A coalition of 65 parliamentarians and 31 rights and race equality organisations have called for an urgent stop to the use facial recognition surveillance by the police and private companies.
According to Big Brother Watch, a privacy organisation which is leading the campaign, the coalition has “serious concerns” about the “incompatibility with human rights” and “discriminatory impacts” of facial recognition surveillance.
The coalition also criticises the “lack of sufficient legal basis” and “lack of a democratic mandate” to justify the use of the technology.
MPs who have joined the coalition include the leader of the Liberal Democrats Sir Ed Davey, Green MP Caroline Lucas and former shadow attorney general Shami Chakrabarti. Other organisations supporting the campaign include Amnesty International, the Institute of Race Relations and Northern Police Monitoring Group.
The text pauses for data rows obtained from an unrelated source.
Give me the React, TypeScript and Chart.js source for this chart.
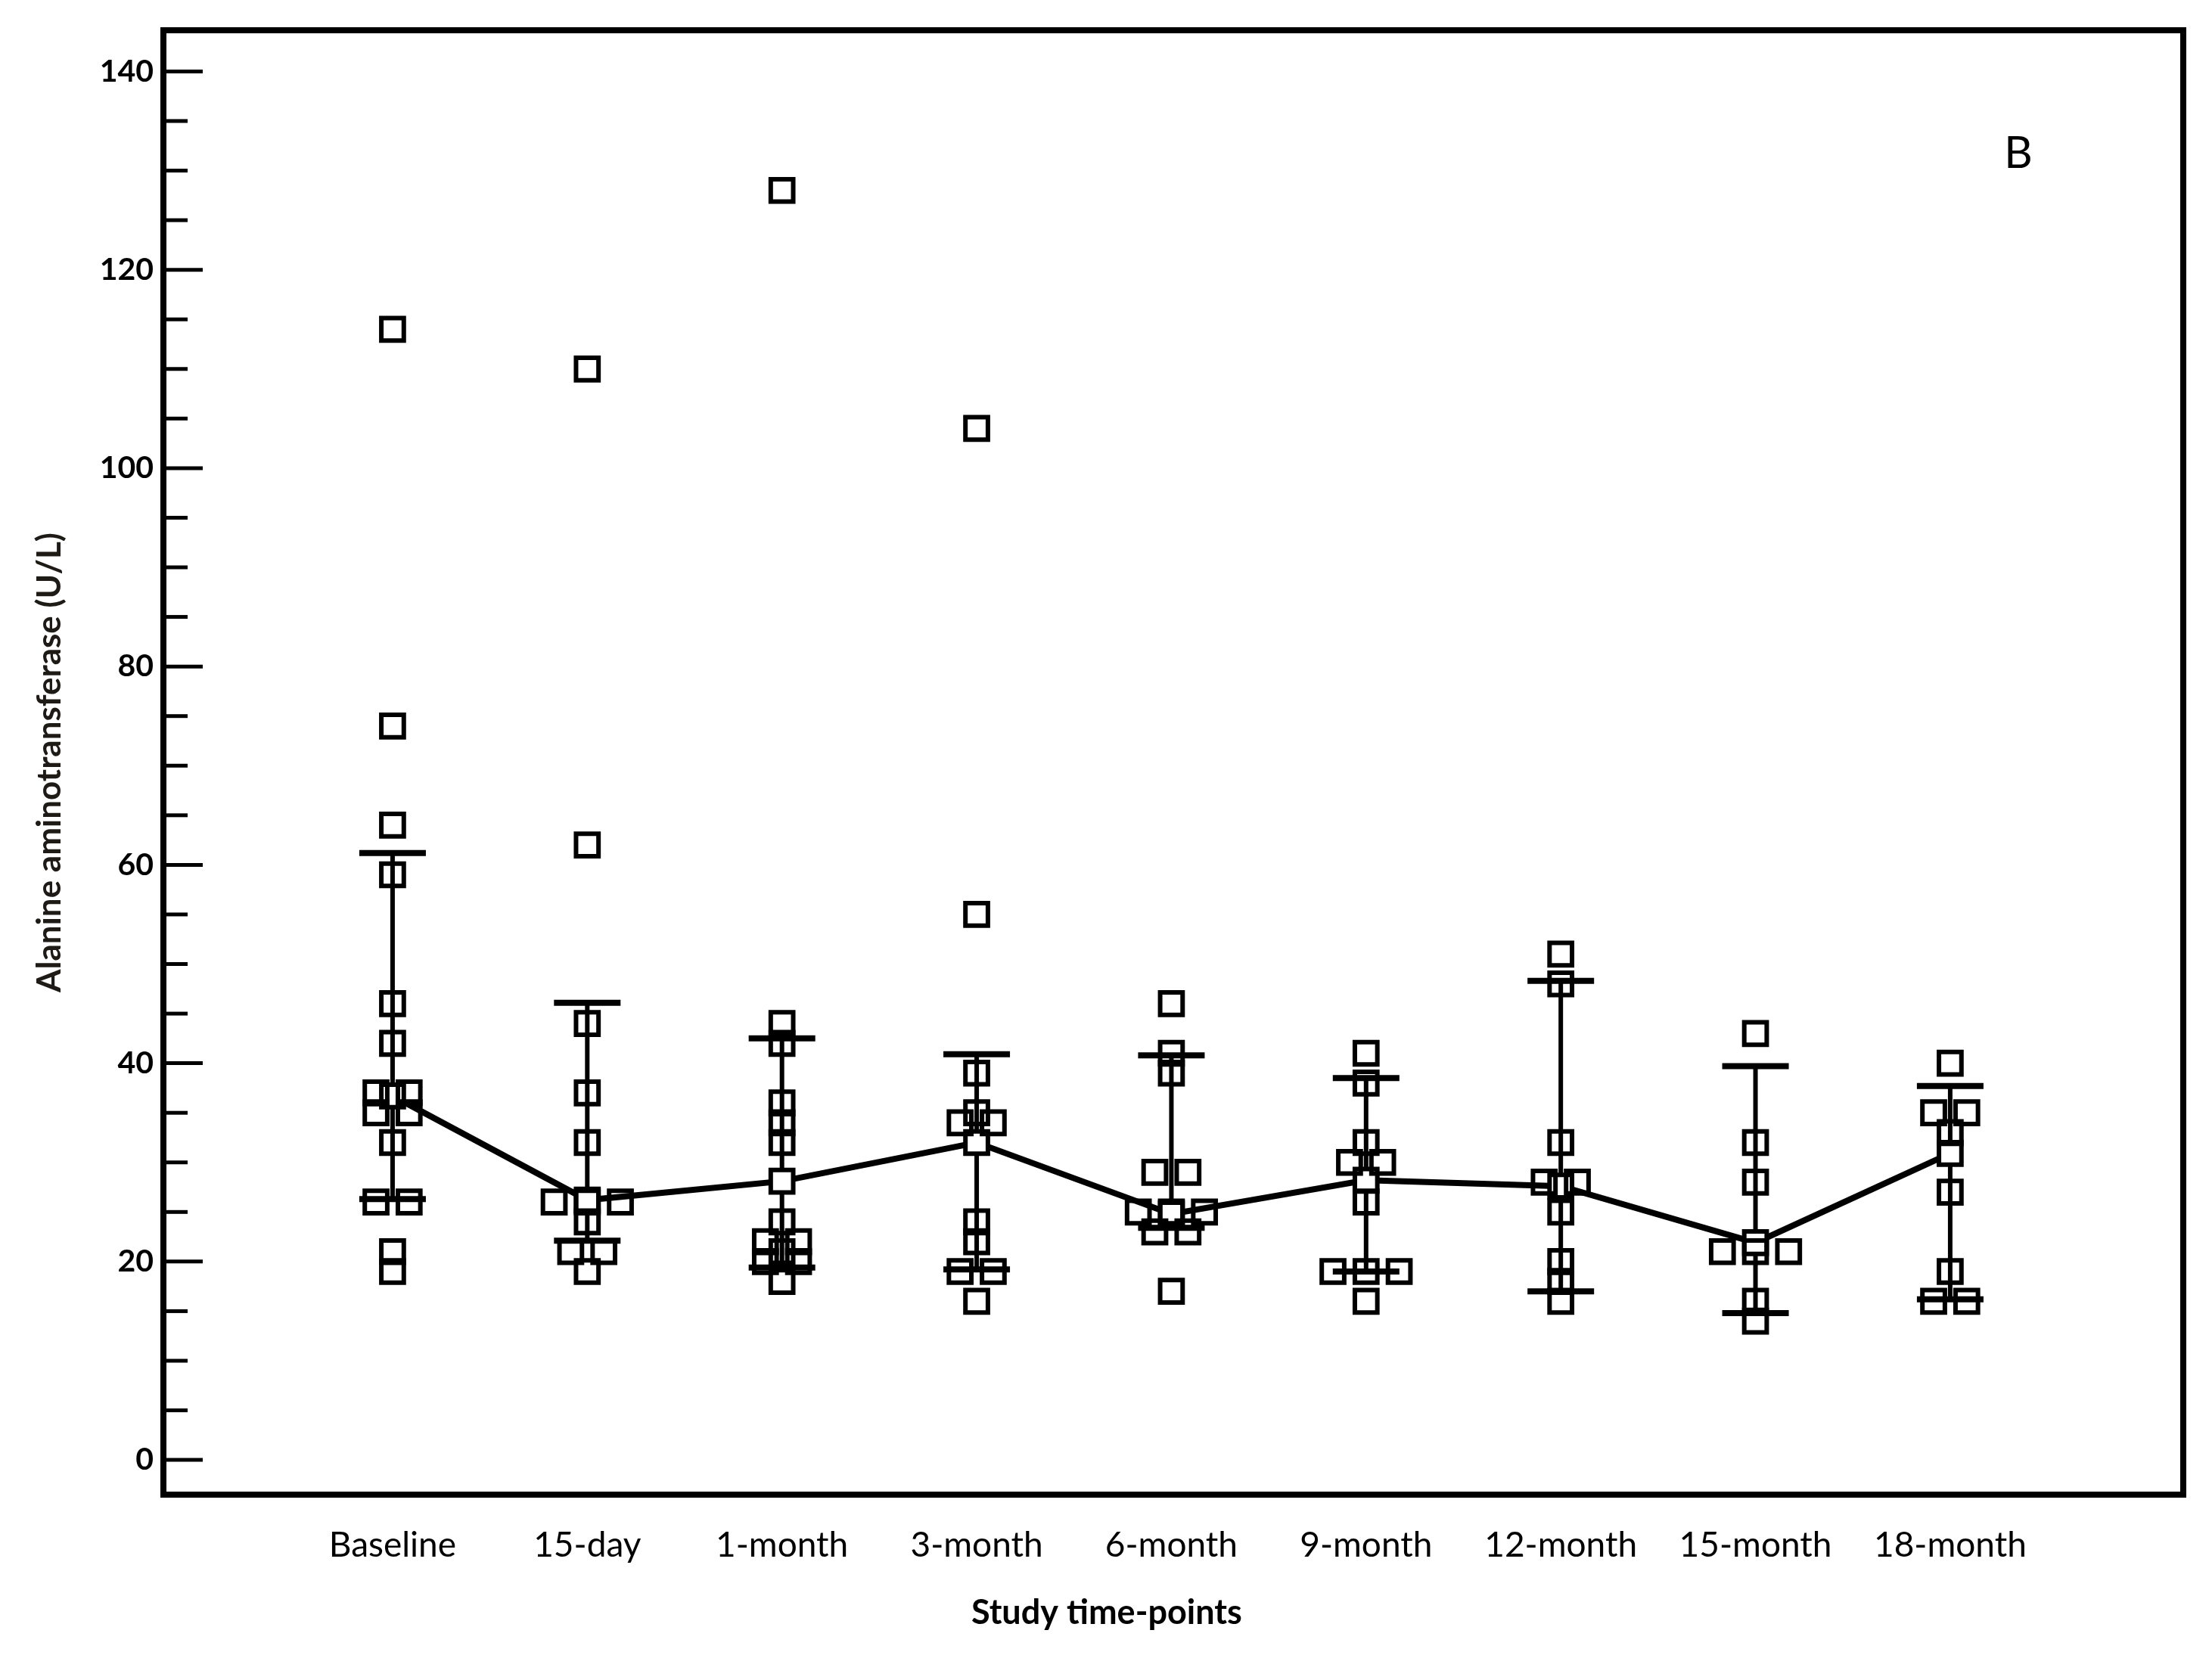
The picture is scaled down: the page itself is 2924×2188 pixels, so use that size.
import React, { useEffect, useRef } from 'react';
import { Chart, registerables } from 'chart.js';

Chart.register(...registerables);

// ---------- data ----------
const categories = ['Baseline', '15-day', '1-month', '3-month', '6-month', '9-month', '12-month', '15-month', '18-month'];

const baselineValues = [114, 74, 64, 59, 46, 42, 37, 37, 35, 35, 32, 26, 26, 21, 19];
const day15Values = [110, 62, 44, 37, 32, 26, 26, 26, 24, 21, 21, 19];
const month1Values = [128, 44, 42, 36, 34, 32, 24, 22, 22, 21, 20, 20, 18];
const month3Values = [104, 55, 39, 35, 34, 34, 24, 22, 19, 19, 16];
const month6Values = [46, 41, 39, 29, 29, 25, 25, 25, 23, 23, 17];
const month9Values = [41, 38, 32, 30, 30, 26, 19, 19, 19, 16];
const month12Values = [51, 48, 32, 28, 28, 25, 20, 18, 16];
const month15Values = [43, 32, 28, 21, 21, 21, 16, 14];
const month18Values = [40, 35, 35, 33, 27, 19, 16, 16];

const centralValues = [36.7, 26.2, 28.1, 32.0, 24.8, 28.2, 27.6, 21.9, 30.9];
const upperBar = [61.2, 46.1, 42.5, 40.9, 40.8, 38.5, 48.3, 39.7, 37.7];
const lowerBar = [26.3, 22.1, 19.4, 19.2, 23.4, 19.0, 17.0, 14.8, 16.2];

const yTickLabels = [0, 20, 40, 60, 80, 100, 120, 140];
const yMinorStep = 5;

const xTitle = 'Study time-points';
const yTitle = 'Alanine aminotransferase (U/L)';
const panelLetter = 'B';

// ---------- derived structures ----------
const pointValues = [
  baselineValues, day15Values, month1Values, month3Values, month6Values,
  month9Values, month12Values, month15Values, month18Values,
];

const JITTER = 0.17; // category units between duplicate markers
const CAP = 0.171; // half width of error-bar caps, category units

function buildPoints() {
  const out: { x: number; y: number }[] = [];
  pointValues.forEach((vals, i) => {
    const counts = new Map<number, number>();
    vals.forEach((v) => counts.set(v, (counts.get(v) || 0) + 1));
    const seen = new Map<number, number>();
    vals.forEach((v) => {
      const n = counts.get(v) || 1;
      const k = seen.get(v) || 0;
      seen.set(v, k + 1);
      out.push({ x: i + (k - (n - 1) / 2) * JITTER, y: v });
    });
  });
  return out;
}

function buildWhiskers() {
  const out: { x: number; y: number | null }[] = [];
  categories.forEach((_, i) => {
    out.push({ x: i, y: lowerBar[i] }, { x: i, y: upperBar[i] }, { x: i, y: null });
  });
  return out;
}

function buildCaps() {
  const out: { x: number; y: number | null }[] = [];
  categories.forEach((_, i) => {
    [upperBar[i], lowerBar[i]].forEach((v) => {
      out.push({ x: i - CAP, y: v }, { x: i + CAP, y: v }, { x: i + CAP, y: null });
    });
  });
  return out;
}

const W = 2924;
const H = 2188;

const frameAndTicks = {
  id: 'frameAndTicks',
  afterDatasetsDraw(chart: any) {
    const { ctx, chartArea: a, scales } = chart;
    const ys = scales.y;
    ctx.save();
    ctx.strokeStyle = '#000';
    ctx.lineCap = 'butt';
    ctx.lineWidth = 5;
    const maxTick = yTickLabels[yTickLabels.length - 1];
    for (let v = yTickLabels[0]; v <= maxTick; v += yMinorStep) {
      const py = ys.getPixelForValue(v);
      const len = yTickLabels.includes(v) ? 52 : 32;
      ctx.beginPath();
      ctx.moveTo(a.left, py);
      ctx.lineTo(a.left + len, py);
      ctx.stroke();
    }
    ctx.lineWidth = 8;
    ctx.lineJoin = 'miter';
    ctx.strokeRect(a.left, a.top, a.right - a.left, a.bottom - a.top);

    ctx.fillStyle = '#000';
    ctx.textAlign = 'center';
    ctx.textBaseline = 'middle';
    ctx.font = 'bold 45px Lato';
    ctx.fillText(xTitle, a.left + (a.right - a.left) * 0.467, a.bottom + 156);
    ctx.font = '58px Lato';
    ctx.fillText(panelLetter, a.right - 218, a.top + 163);
    ctx.restore();
  },
};

export default function App() {
  const canvasRef = useRef<HTMLCanvasElement | null>(null);

  useEffect(() => {
    document.body.style.margin = '0';
    const canvas = canvasRef.current;
    if (!canvas) return;

    const chart = new Chart(canvas, {
      type: 'scatter',
      data: {
        datasets: [
          {
            label: 'whiskers',
            data: buildWhiskers(),
            showLine: true,
            spanGaps: false,
            borderColor: '#000',
            borderWidth: 6,
            pointRadius: 0,
            order: 6,
          } as any,
          {
            label: 'caps',
            data: buildCaps(),
            showLine: true,
            spanGaps: false,
            borderColor: '#000',
            borderWidth: 8,
            borderCapStyle: 'butt',
            pointRadius: 0,
            order: 5,
          } as any,
          {
            label: 'central',
            data: centralValues.map((v, i) => ({ x: i, y: v })),
            showLine: true,
            borderColor: '#000',
            borderWidth: 8,
            pointRadius: 0,
            order: 4,
          } as any,
          {
            label: 'central markers',
            data: centralValues.map((v, i) => ({ x: i, y: v })),
            showLine: false,
            pointStyle: 'rect',
            pointRadius: 21,
            pointBorderWidth: 6,
            pointBorderColor: '#000',
            pointBackgroundColor: '#fff',
            order: 3,
          } as any,
          {
            label: 'individual values',
            data: buildPoints(),
            showLine: false,
            pointStyle: 'rect',
            pointRadius: 21,
            pointBorderWidth: 6,
            pointBorderColor: '#000',
            pointBackgroundColor: 'rgba(0,0,0,0)',
            order: 2,
          } as any,
        ],
      },
      options: {
        animation: false,
        responsive: false,
        devicePixelRatio: 1,
        events: [],
        layout: { padding: { left: 0, right: 38, top: 40, bottom: 0 } },
        plugins: {
          legend: { display: false },
          tooltip: { enabled: false },
        },
        scales: {
          x: {
            type: 'linear',
            min: -1.177,
            max: 9.197,
            grid: { display: false, drawTicks: false },
            border: { display: false },
            afterBuildTicks: (axis: any) => {
              axis.ticks = categories.map((_, i) => ({ value: i }));
            },
            afterFit: (scale: any) => {
              scale.height = 212;
            },
            ticks: {
              autoSkip: false,
              maxRotation: 0,
              minRotation: 0,
              padding: 40,
              color: '#000',
              font: { family: 'Lato', size: 46 },
              callback: (v: any) => categories[Math.round(Number(v))] ?? '',
            },
          },
          y: {
            type: 'linear',
            min: -3.5,
            max: 144.15,
            grid: { display: false, drawTicks: false },
            border: { display: false },
            afterBuildTicks: (axis: any) => {
              axis.ticks = yTickLabels.map((v) => ({ value: v }));
            },
            afterFit: (scale: any) => {
              scale.width = 216;
            },
            ticks: {
              padding: 13,
              color: '#000',
              font: { family: 'Lato', size: 41, weight: 'bold' },
              callback: (v: any) => String(v),
            },
            title: {
              display: true,
              text: yTitle,
              color: '#1e1a16',
              font: { family: 'Lato', size: 44, weight: 'bold' },
              padding: { top: 39, bottom: 0 },
            },
          },
        },
      } as any,
      plugins: [frameAndTicks],
    });

    return () => chart.destroy();
  }, []);

  return (
    <div style={{ width: W, height: H, background: '#fff' }}>
      <canvas ref={canvasRef} width={W} height={H} style={{ width: W, height: H, display: 'block' }} />
    </div>
  );
}
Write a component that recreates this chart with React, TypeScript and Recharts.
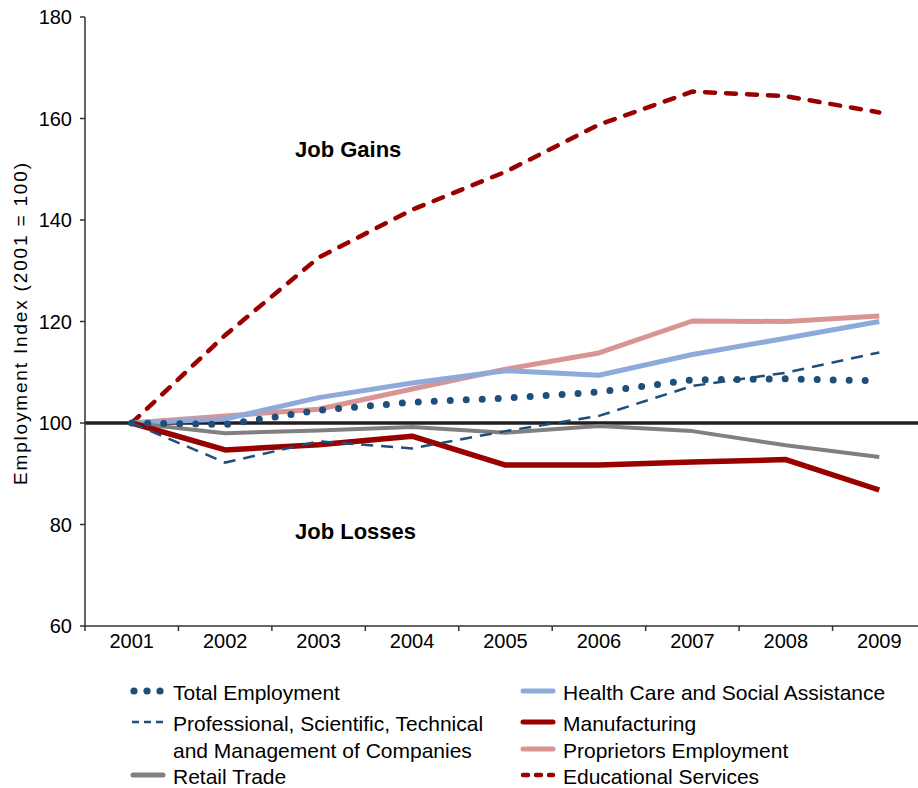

Earlier this week, the UK government announced its plans to make all 45 million UK passport photos accessible and searchable by police with facial recognition technology in relation to minor crimes such as bicycle thefts and shoplifting.
Big Brother Watch said the UK’s approach to the technology differs from governments around the world who are considering whether to prohibit the use of live facial recognition. The European Parliament has endorsed a blanket ban on police using AI-powered facial recognition surveillance under the AI Act and several US cities have banned the technology.
The privacy organisation claims that the use of live facial recognition has increased in the retail sector and in some police forces. It added that police have previously populated watchlists with protestors not wanted for any offences, and people with mental health issues not suspected of any offences.
Big Brother Watch says that research has found that “over 89 per cent” of UK police facial recognition alerts to date have wrongly identified members of the public as people of interest.
“With the Government now planning to turn all of our passport photos into mugshots for facial recognition scanning, yet again absent any democratic scrutiny, this intervention could not come at a more important time,” said Silkie Carlo, director of Big Brother Watch.
He added: “As hosts of the AI summit in autumn, the UK should show leadership in adopting new technologies in a rights-respecting way, rather than a way that mirrors the dystopian surveillance practices of Saudi Arabia and China. There must be an urgent stop to live facial recognition, parliamentary scrutiny and a much wider democratic debate before we introduce such a privacy-altering technology to British life.”